Top 2 Republicans vow to reject Democrats’ demands on bill for broader coronavirus relief
The two top Republicans in the U.S. Congress vowed on Saturday to oppose Democrats’ demands to boost a proposed $250 billion bill to aid small businesses during the coronavirus pandemic by adding money for hospitals and state and local governments.
The statement from Senate Majority Leader Mitch McConnell and House of Representatives Republican Leader Kevin McCarthy came a day after top Senate Democrat Chuck Schumer said he and Treasury Secretary Steven Mnuchin planned to hold bipartisan talks on the bill next week.
“American workers are in crisis,” McConnell and McCarthy said. “This will not be Congress’s last word on COVID-19, but this crucial program needs funding now. American workers cannot be used as political hostages.”
Congress and the White House are scrambling to stem the economic fallout of the new coronavirus, which causes the COVID-19 respiratory disease that has killed more than 19,600 Americans, closed schools, business and most public activities and thrown more than 15 million people out of work.
Senate Republicans on Thursday failed to ram through a $250 billion increase in loans for small businesses suffering due to the outbreak. Democrats support the $250 billion in new funding but want to set aside some of the lending for community and minority-owned banks.
Some Congressional Republicans are against the second batch of funding, calling it premature.
Maryland Governor Larry Hogan, the Republican chairman of the National Governors Association, and vice-chair Governor Andrew Cuomo of New York, a Democrat, on Saturday urged the federal government to provide immediate fiscal relief for states.

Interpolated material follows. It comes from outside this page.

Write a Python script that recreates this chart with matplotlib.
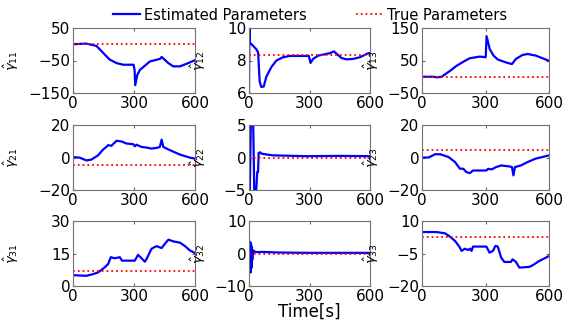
# -*- coding: utf-8 -*-
import matplotlib.pyplot as plt

# time stamps [s] and estimated parameters
t11 = [0, 66, 115, 180, 214, 247, 298, 303, 306, 316, 329, 378, 428, 436, 469, 493, 526, 559, 600]
g11 = [0, 2, -5, -47, -58, -63, -63, -80, -126, -95, -79, -53, -45, -39, -58, -68, -68, -60, -49]

t12 = [0, 2, 5, 28, 36, 45, 53, 61, 73, 86, 111, 136, 169, 202, 297, 305, 318, 343, 401, 421, 434, 459, 484, 517, 550, 592, 600]
g12 = [6.0, 10.0, 9.1, 8.8, 8.7, 8.5, 6.7, 6.37, 6.4, 7.0, 7.6, 8.0, 8.2, 8.28, 8.28, 7.85, 8.1, 8.3, 8.45, 8.56, 8.42, 8.15, 8.07, 8.1, 8.2, 8.45, 8.45]

t13 = [0, 55, 70, 93, 132, 164, 203, 226, 273, 301, 305, 320, 338, 358, 397, 425, 444, 475, 499, 538, 569, 600]
g13 = [0, 0, -2, 0, 18, 34, 49, 57, 62, 60, 125, 85, 65, 53, 44, 39, 55, 67, 70, 65, 57, 49]

t21 = [0, 33, 66, 90, 123, 148, 164, 173, 189, 214, 238, 263, 296, 304, 312, 337, 362, 386, 411, 427, 436, 444, 477, 526, 575, 600]
g21 = [0.3, -0.1, -1.8, -1.3, 1.3, 4.9, 6.5, 7.6, 7.2, 10.3, 9.9, 8.6, 8.2, 6.9, 7.9, 6.5, 6.1, 5.5, 5.9, 6.5, 11.0, 6.5, 4.5, 1.8, -0.1, -0.7]

t22 = [0, 4, 9, 15, 21, 26, 32, 36, 41, 45, 48, 55, 61, 90, 119, 285, 450, 600]
g22 = [1.1, -5, 5, 5, 5, -5, -5, -5, -2.2, -2.2, 0.7, 0.8, 0.6, 0.45, 0.33, 0.2, 0.25, 0.2]

t23 = [0, 31, 62, 86, 125, 156, 179, 195, 210, 226, 241, 304, 312, 330, 350, 374, 413, 425, 432, 439, 467, 499, 537, 569, 600]
g23 = [0, 0, 2, 2, 0.3, -2.8, -6.9, -6.9, -9, -9.6, -8, -8, -7, -7.3, -5.9, -4.9, -5.5, -5.9, -11, -5.9, -4.9, -2.8, -0.7, 0.3, 1.3]

t31 = [0, 66, 99, 123, 156, 173, 186, 205, 230, 241, 304, 320, 337, 353, 362, 386, 411, 436, 452, 469, 493, 526, 551, 575, 600]
g31 = [5, 4.7, 5.5, 6.25, 8.6, 10.2, 13.3, 12.8, 13.3, 11.7, 11.7, 14.4, 12.8, 11.2, 12.5, 17.2, 18.4, 17.5, 19.5, 21.4, 20.6, 20, 18.4, 16.4, 15.2]

t32 = [0, 2, 4, 6, 8, 10, 12, 14, 16, 20, 30, 45, 60, 150, 300, 450, 600]
g32 = [0, 3.5, -5.8, 3.5, -5.8, 3.0, -4.5, 2.0, -2.0, 1.0, 0.5, 0.4, 0.5, 0.3, 0.2, 0.2, 0.2]

t33 = [0, 70, 109, 132, 156, 176, 187, 202, 218, 226, 234, 241, 304, 319, 335, 347, 358, 374, 389, 420, 428, 444, 460, 506, 522, 553, 600]
g33 = [4.9, 4.9, 4.3, 2.8, 0.8, -1.8, -3.8, -2.8, -3.4, -2.8, -3.8, -1.8, -1.8, -4.6, -3.8, -1.5, -1.8, -6.9, -8.9, -8.9, -7.7, -8.9, -11.5, -11.2, -10.5, -8.5, -6.2]

times = [t11, t12, t13, t21, t22, t23, t31, t32, t33]
estimates = [g11, g12, g13, g21, g22, g23, g31, g32, g33]
true_vals = [0, 8.32, 0, -4.5, 0, 4.5, 7, 0, 2.6]
names = ['11', '12', '13', '21', '22', '23', '31', '32', '33']
yticks = [[-150, -50, 50], [6, 8, 10], [-50, 50, 150],
          [-20, 0, 20], [-5, 0, 5], [-20, 0, 20],
          [0, 15, 30], [-10, 0, 10], [-20, -5, 10]]
xticks = [0, 300, 600]

plt.rcParams['font.family'] = 'DejaVu Sans'
fig = plt.figure(figsize=(5.68, 3.2), dpi=100)

W, H = 568.0, 320.0
lefts = [73, 249, 422]
widths = [122, 121, 127]
tops = [28, 125, 221]
hgt = 65
ylab_x = [-0.43, -0.34, -0.32]

axes = []
for i in range(9):
    r, c = divmod(i, 3)
    ax = fig.add_axes([lefts[c] / W, 1 - (tops[r] + hgt) / H, widths[c] / W, hgt / H])
    l1, = ax.plot(times[i], estimates[i], color='#0000ff', lw=1.6)
    l2, = ax.plot(xticks[::2], [true_vals[i]] * 2, color='#ff0000', lw=1.3, ls=':')
    ax.set_xlim(0, 600)
    ax.set_ylim(yticks[i][0], yticks[i][-1])
    ax.set_xticks(xticks)
    ax.set_yticks(yticks[i])
    ax.tick_params(direction='in', length=2, labelsize=11, top=True, right=True,
                   color='0.4', pad=2)
    for s in ax.spines.values():
        s.set_color('0.45')
        s.set_linewidth(0.8)
    ax.set_ylabel(r'$\hat{\gamma}_{' + names[i] + '}$', fontsize=9.5)
    ax.yaxis.set_label_coords(ylab_x[c], 0.5)
    axes.append(ax)

axes[7].set_xlabel('Time[s]', fontsize=12, labelpad=-1)

fig.legend([l1, l2], ['Estimated Parameters', 'True Parameters'],
           loc='center', bbox_to_anchor=(0.546, 0.953), ncol=2, frameon=False,
           fontsize=10.5, handlelength=1.8, handletextpad=0.3, columnspacing=3.4)

fig.savefig('out.png', dpi=100)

“The federal stimulus bill is going to be key,” Cuomo told a news conference. “That legislation, in my opinion, has to be better than the past legislation — has to be less political, less pork barrel and more targeted to the actual purpose” of helping places most directly affected by the coronavirus.
Cuomo and Hogan called on Congress to provide $500 billion to meet the states’ budgetary shortfalls.